So I've been reading this book called "Prototype" by a Pastor at church that my husband and I have been checking out lately, and I feel the book is on Point about where and what God has been teaching me lately.

Before I even started this book, the Lord has been taking me through a struggle in my life with something I thought I was done struggling with is Doubt.  Not that I doubt that there is even a God or that Jesus is God's son, I've already dealt with those struggles in the past and it only made me believe stronger in the end.  I guess the thing I'm most struggling with is Trust.

As Humans, we want to know that some things are in our Control, we don't want to re-lie on God if we can control it on our own and this is where I have been lately. Sometimes when things don't work out on our terms, we think God has left us or forsaken us.  In the book "Prototype" Jonathan Martin shows us the more Human side of Jesus and it is refreshing that even though Jesus is God-in-flesh he still needed to know that he was God's Beloved, he just didn't forget like we/I tend to do.

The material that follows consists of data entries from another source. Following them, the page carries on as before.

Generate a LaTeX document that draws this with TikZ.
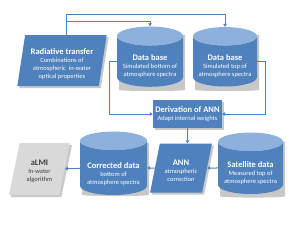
\documentclass[tikz,border=0pt]{standalone}
\usepackage{fontspec}
\setmainfont{Carlito}
\usetikzlibrary{arrows.meta,shapes.geometric,shadows}
\definecolor{FlowBlue} {RGB}{79,129,189}
\definecolor{FlowLight}{RGB}{141,176,220}
\definecolor{FlowGrey} {RGB}{217,217,217}
\definecolor{FlowText} {RGB}{64,64,64}
\definecolor{FlowShade}{RGB}{200,200,200}
% title line, optional strut height pushes the text block down
\newcommand{\boxtitle}[2][0pt]{{\fontsize{8.5}{10}\selectfont\bfseries\rule{0pt}{#1}#2}}

\begin{document}
\begin{tikzpicture}[x=1pt,y=-1pt,
  softshadow/.style={drop shadow={shadow xshift=2pt,shadow yshift=-2pt,
    opacity=1,fill=FlowShade}},
  boxtext/.style={align=center,inner sep=0pt,font=\fontsize{6.5}{8}\selectfont},
  dbase ghost/.style={cylinder,shape border rotate=90,aspect=0.35,
    fill=FlowShade,xshift=2pt,yshift=-2pt},
  dbase/.style={cylinder,shape border rotate=90,aspect=0.35,
    cylinder uses custom fill,cylinder body fill=FlowBlue,
    cylinder end fill=FlowLight,text=white,boxtext},
  slant/.style={trapezium,trapezium stretches=true,fill=FlowBlue,
    text=white,boxtext,softshadow},
  step box/.style={rectangle,fill=FlowBlue,text=white,boxtext,softshadow},
  link/.style={FlowBlue,line width=1pt,-{Triangle[length=3pt,width=3.5pt]}}]
  \useasboundingbox (0,0) rectangle (300,225);
  % helper heights for the top feedback lines
  \coordinate (top1) at (0,14);
  \coordinate (top2) at (0,21);
  % Data stores (shadow copy first, then the cylinder)
  \foreach \nm/\pos/\cylw/\cylh/\txt in {
    db1/{150,61.5}/66/57/{\boxtitle[14.5pt]{Data base}\\Simulated bottom of\\atmosphere spectra},
    db2/{225,61.5}/64/57/{\boxtitle[14.5pt]{Data base}\\Simulated top of\\atmosphere spectra},
    sat/{250.5,168}/65/57/{\boxtitle[16.5pt]{Satellite data}\\Measured top of\\atmosphere spectra},
    corr/{113.5,168}/67/54/{\boxtitle[18.5pt]{Corrected data}\\bottom of\\atmosphere spectra}}
  {
    \node[dbase ghost,minimum width=\cylw,minimum height=\cylh] at (\pos) {};
    \node[dbase,minimum width=\cylw,minimum height=\cylh] (\nm) at (\pos) {\txt};
  }
  % Processing steps
  \node[slant,trapezium left angle=80,trapezium right angle=100,
        minimum width=90,minimum height=51] (rt) at (62,60.5)
       {\boxtitle[12.5pt]{Radiative transfer}\\Combinations of\\atmospheric\ \ in-water\\optical properties};
  \node[step box,minimum width=69,minimum height=28] (der) at (187.5,114)
       {\boxtitle{Derivation of ANN}\\Adapt internal weights};
  \node[slant,trapezium left angle=74,trapezium right angle=106,
        minimum width=62,minimum height=49] (ann) at (181,168)
       {\boxtitle[10.5pt]{ANN}\\atmospheric\\correction};
  \node[slant,fill=FlowGrey,text=FlowText,trapezium left angle=76,
        trapezium right angle=104,minimum width=61,minimum height=52]
       (almi) at (39.5,169) {\boxtitle[10.5pt]{aLMI}\\In-water\\algorithm};
  % Connectors
  \draw[link] ([xshift=4pt]rt.north) |- (db2.north |- top1) -- (db2.north);
  \draw[link] ([xshift=4pt]rt.north |- top2) -| (db1.north);
  \draw[link] (db1.west) -- ++(-7,0) |- (der.west);
  \draw[link] (db2.east) -- ++(8,0) |- (der.east);
  \draw[link] (der.south) -- (der.south |- ann.north);
  \draw[link] (sat) -- (ann);
  \draw[link] (ann) -- (corr);
  \draw[link] (corr) -- (almi);
\end{tikzpicture}
\end{document}
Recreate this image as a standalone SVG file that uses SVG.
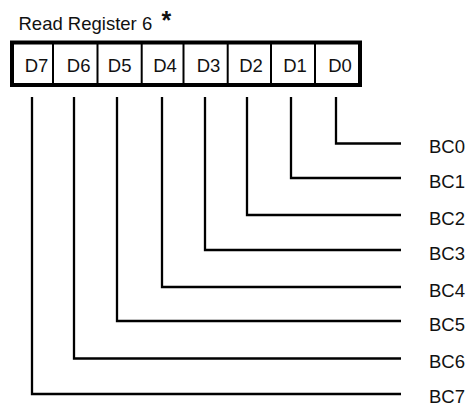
<svg xmlns="http://www.w3.org/2000/svg" width="469" height="405" viewBox="0 0 469 405">
<style>
text{font-family:"Liberation Sans",Arial,sans-serif;font-size:18.5px;fill:#111}
.cell{text-anchor:middle}
.wire{fill:none;stroke:#000;stroke-width:2.3}
.div{stroke:#000;stroke-width:2}
</style>
<rect width="469" height="405" fill="#fff"/>
<g id="title">
<text x="18.5" y="30">Read Register 6</text>
<text x="161.5" y="29" style="font-size:25px;font-weight:bold">*</text>
</g>
<g id="register">
<rect x="12" y="42.5" width="348" height="42.5" fill="#fff" stroke="#000" stroke-width="4"/>
<line class="div" x1="53" y1="44" x2="53" y2="83"/>
<line class="div" x1="97.5" y1="44" x2="97.5" y2="83"/>
<line class="div" x1="141.7" y1="44" x2="141.7" y2="83"/>
<line class="div" x1="183.5" y1="44" x2="183.5" y2="83"/>
<line class="div" x1="227.7" y1="44" x2="227.7" y2="83"/>
<line class="div" x1="271" y1="44" x2="271" y2="83"/>
<line class="div" x1="315" y1="44" x2="315" y2="83"/>
<text class="cell" x="36.5" y="72">D7</text>
<text class="cell" x="78.7" y="72">D6</text>
<text class="cell" x="119.7" y="72">D5</text>
<text class="cell" x="165" y="72">D4</text>
<text class="cell" x="208.5" y="72">D3</text>
<text class="cell" x="251" y="72">D2</text>
<text class="cell" x="295" y="72">D1</text>
<text class="cell" x="340" y="72">D0</text>
</g>
<g id="connectors">
<polyline class="wire" points="336,97 336,143.5 401,143.5"/>
<polyline class="wire" points="291,97 291,178 401,178"/>
<polyline class="wire" points="247,97 247,215 401,215"/>
<polyline class="wire" points="205,97 205,250 401,250"/>
<polyline class="wire" points="162,97 162,287 401,287"/>
<polyline class="wire" points="117,97 117,321 401,321"/>
<polyline class="wire" points="74,97 74,358.5 401,358.5"/>
<polyline class="wire" points="32,97 32,394 401,394"/>
</g>
<g id="labels">
<text x="429" y="153">BC0</text>
<text x="429" y="187.5">BC1</text>
<text x="429" y="224.5">BC2</text>
<text x="429" y="259.5">BC3</text>
<text x="429" y="296.5">BC4</text>
<text x="429" y="330.5">BC5</text>
<text x="429" y="368">BC6</text>
<text x="429" y="402.5">BC7</text>
</g>
</svg>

I thought it was neat that before Jesus even started his ministry, he had to get baptized first and when that happened the Holy Spirit descended from Heaven in the form of a Dove and God spoke "This is my Beloved, in whom I'm well pleased."  I use to think God did that as a confirmation to the others around but now I think God did it not only for that but more importantly a confirmation to Jesus, himself.  That was the starting point of his ministry.

Just like we hear voices from everywhere: media, television, friends, family etc. about who we should be (and sometimes they mean well)  and what we should do to be more deserving or better; God is calling us into a different place.  The worst thing Jesus could have done after hearing the voice from His father is to go straight into the ministry where the  hustle and bustle of society's voices are everywhere, God's words could have easily been drowned out. But Jesus' ministry/mission were too important to risk it so instead, Jesus was lead by the same Spirit that called Him Beloved into the Wilderness for 40 days.  This is not an easy place to be, even for the Son of God, but it is a very crucial place to be.  It was a test to withstand the Enemy but also a place where Jesus prayed and fasted for 40 days, this is where Jesus became Jesus.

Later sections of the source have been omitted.